Foto Edwin yang menjadi polemik ini sebenarnya sangat menarik untuk “dibaca”. Membaca sebuah foto tentu saja perlu berbagai perspektif untuk menguraikan denotatum atau kenyataan dalam sebuah foto. Ketika perspektif pandang diubah menjadi kritis, maka memandang realitas bisa bersifat dinamis, bukan dikotomis. Esai-esai karya Roland Barthes menguraikan bahwa realitas dalam sebuah citra berada di tiga ranah, yaitu operator (fotografer), spectator (sang pemirsa) dan spectrum (sang subjek dalam foto).

Kita baca terlebih dahulu dari ranah spectrum. Foto Edwin menggambarkan seorang Ibu berpakaian lusuh, wajah kusam, serta dahinya berkerut memandang nun jauh dengan posisi mulut tertutup seolah ingin mengawali sebuah percakapan. Ibu tersebut memeluk anaknya yang sedang digendong depan. Wajah sang anak pun terlihat lusuh, menatap pula nun jauh sembari mengisap jempol. Di punggung sang Ibu, ada sang bayi yang menampakkan tangan kecil mungilnya ditengah lilitan kain khas sebuah negeri. Berlatar hutan, mereka pun diselimuti awan mendung sehingga aspek emosional pun muncul dan mendukung. Secara teknis, mereka bertiga nampak dipotret dengan lensa tele dan jaraknya pun dari jauh.
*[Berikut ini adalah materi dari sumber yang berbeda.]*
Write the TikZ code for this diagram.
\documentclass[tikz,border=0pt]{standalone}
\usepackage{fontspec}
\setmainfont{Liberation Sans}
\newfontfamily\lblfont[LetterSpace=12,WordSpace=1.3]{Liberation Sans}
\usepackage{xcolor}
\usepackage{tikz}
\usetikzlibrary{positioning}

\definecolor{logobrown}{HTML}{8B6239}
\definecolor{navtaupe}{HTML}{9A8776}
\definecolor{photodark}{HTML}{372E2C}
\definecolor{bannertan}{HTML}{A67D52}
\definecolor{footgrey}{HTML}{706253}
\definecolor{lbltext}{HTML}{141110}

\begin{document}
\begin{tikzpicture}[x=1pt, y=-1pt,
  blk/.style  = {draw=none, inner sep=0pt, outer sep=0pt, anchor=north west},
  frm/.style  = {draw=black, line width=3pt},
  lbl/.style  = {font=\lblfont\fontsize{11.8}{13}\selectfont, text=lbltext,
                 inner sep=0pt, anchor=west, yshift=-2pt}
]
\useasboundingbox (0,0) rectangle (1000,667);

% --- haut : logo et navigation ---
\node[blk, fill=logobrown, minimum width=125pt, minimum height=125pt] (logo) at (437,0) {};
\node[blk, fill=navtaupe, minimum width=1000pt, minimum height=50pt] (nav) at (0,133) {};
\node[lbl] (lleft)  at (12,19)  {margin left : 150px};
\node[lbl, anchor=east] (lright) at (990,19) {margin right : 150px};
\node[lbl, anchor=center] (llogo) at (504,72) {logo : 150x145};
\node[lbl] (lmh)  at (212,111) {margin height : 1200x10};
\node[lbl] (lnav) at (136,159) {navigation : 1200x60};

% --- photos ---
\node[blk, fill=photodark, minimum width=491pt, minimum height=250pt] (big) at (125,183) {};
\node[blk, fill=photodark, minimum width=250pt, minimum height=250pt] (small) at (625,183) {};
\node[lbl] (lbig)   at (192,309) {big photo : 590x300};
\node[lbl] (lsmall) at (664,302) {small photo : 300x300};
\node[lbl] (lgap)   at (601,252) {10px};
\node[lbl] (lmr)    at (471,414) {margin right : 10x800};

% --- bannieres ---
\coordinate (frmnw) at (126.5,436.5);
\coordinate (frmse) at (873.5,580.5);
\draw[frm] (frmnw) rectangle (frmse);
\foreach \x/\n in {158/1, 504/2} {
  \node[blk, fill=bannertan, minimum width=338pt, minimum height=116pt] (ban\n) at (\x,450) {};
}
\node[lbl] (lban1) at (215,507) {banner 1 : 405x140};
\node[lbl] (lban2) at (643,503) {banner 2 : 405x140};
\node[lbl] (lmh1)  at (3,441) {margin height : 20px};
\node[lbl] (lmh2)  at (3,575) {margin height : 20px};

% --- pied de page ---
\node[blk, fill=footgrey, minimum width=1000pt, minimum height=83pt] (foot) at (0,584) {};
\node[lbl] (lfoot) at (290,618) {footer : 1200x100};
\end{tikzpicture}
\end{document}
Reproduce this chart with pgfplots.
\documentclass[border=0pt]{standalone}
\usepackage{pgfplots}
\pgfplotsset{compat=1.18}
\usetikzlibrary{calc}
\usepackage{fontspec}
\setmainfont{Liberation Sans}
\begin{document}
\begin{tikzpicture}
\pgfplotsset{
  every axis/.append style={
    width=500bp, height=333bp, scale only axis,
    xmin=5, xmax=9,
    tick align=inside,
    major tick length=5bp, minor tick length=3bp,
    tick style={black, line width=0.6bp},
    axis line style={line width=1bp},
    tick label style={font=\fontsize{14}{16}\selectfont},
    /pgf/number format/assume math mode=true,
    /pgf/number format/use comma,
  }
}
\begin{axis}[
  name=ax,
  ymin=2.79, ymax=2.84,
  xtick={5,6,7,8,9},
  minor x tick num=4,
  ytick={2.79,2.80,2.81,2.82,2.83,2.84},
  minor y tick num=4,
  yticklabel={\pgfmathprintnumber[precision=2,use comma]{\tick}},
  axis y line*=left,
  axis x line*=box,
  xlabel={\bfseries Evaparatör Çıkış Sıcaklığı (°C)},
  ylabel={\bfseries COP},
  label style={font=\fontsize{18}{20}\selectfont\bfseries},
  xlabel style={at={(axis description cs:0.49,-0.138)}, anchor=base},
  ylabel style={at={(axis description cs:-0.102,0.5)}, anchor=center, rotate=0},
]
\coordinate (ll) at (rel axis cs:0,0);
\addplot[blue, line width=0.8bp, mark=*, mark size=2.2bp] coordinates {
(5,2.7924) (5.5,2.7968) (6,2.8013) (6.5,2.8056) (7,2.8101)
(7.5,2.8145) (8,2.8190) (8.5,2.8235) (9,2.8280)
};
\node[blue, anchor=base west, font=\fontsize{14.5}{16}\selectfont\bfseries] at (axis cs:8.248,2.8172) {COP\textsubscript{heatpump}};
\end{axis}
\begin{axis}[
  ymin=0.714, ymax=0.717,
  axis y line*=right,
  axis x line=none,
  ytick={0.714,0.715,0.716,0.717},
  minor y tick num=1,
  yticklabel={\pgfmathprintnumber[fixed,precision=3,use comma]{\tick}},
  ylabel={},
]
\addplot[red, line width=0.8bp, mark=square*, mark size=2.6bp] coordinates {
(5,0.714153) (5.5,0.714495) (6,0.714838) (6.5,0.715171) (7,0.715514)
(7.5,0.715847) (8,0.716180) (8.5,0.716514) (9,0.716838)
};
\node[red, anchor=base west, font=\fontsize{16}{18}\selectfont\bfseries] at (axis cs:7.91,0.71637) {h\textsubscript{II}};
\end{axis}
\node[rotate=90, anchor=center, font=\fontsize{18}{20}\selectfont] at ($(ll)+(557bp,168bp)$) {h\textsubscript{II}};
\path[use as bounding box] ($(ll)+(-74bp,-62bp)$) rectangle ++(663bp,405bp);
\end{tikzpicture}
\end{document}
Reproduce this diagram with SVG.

Namun mereka terbaca sama sekali tidak nampak seperti rapuh karena mereka sepertinya menatap harapan di posisi nun jauh.

Dari ranah operator, Edwin merupakan seorang antusias fotografi Malaysia yang mengikuti acara photo tour di Vietnam. Tentu sebagai seorang yang hobi fotografi, jauh-jauh hunting di negara lain tentu harus pulang dengan membawa foto yang sepadan.

Dari ranah spectator, dalam kasus ini adalah juri HIPA, memandang bahwa foto ini layak memenangkan grand prize karena menggambarkan unsur kemanusiaan yang kuat. Hal ini direpresentasikan oleh sang spectrum, yaitu Ibu yang membawa dan menjaga harapan kepada kedua anaknya. Jelas juri memiliki pertimbangan tersendiri dan itu adalah kewenangan dewan juri untuk memenangkan sebuah foto tanpa memperhitungkan latar belakang proses lahirnya sebuah foto.

Perihal Edwin memenangkan grand prize HIPA dikarenakan adanya kesamaan proses pembacaan realitas yang ada di spectrum oleh spectator.

Namun, yang perlu digarisbawahi dari pemikiran Barthes adalah kehadiran etika pada tiga ranah tersebut. Yang dilakukan Edwin meninggalkan residu etika pada spectrum. Pertanyakan di hati anda, apakah etis menyandang status pemenang sebuah lomba foto, sedangkan sang spectrum sejatinya tidak tahu apapun terkait hasil salinan citra dwi matranya. Sang Ibu dan kedua anaknya sudah terlanjur menjadi sebuah salinan, copian yang dimiliki oleh Edwin. Representasi spectrum berada dibawah kendali penuh sang operator. Pertanyakan pula di hati anda, persinggungan tipis antara eksplorasi dan eksploitasi kemiskinan dengan medium fotografi justru membuat kaya orang-orang yang sudah kaya. Sejatinya etika harus ada dan mengakar kuat pada level hubungan antara operator dan spectrum. Jika mereka tidak memiliki hubungan, maka yang terjadi adalah ketidak-kuasaan dan ketidak-berdayaan spectrum mengendalikan representasinya. Di sisi lain, sang operator dengan semena-mena bisa melakukan apapun terhadap subjek yang telah difoto tanpa harus tahu nasib dari yang difoto. Dengan Bahasa gamblang, fotografer mendapat berkah dari nasib sang subjek. Oleh Tubagus Svarajati, hubungan tidak seimbang ini disebut sebagai proses objektivasi. Fotografer meng”OBJEK”kan manusia lain demi kepentingan pribadi. Tidak perlu mencari dikotomi benar-salah ataupun baik-buruk, namun derajat etika ini memang menjadi permasalahan di era fotografi digital. Foto pada dasarnya sanggup berbahasa, namun sejatinya andalah pengendali etika.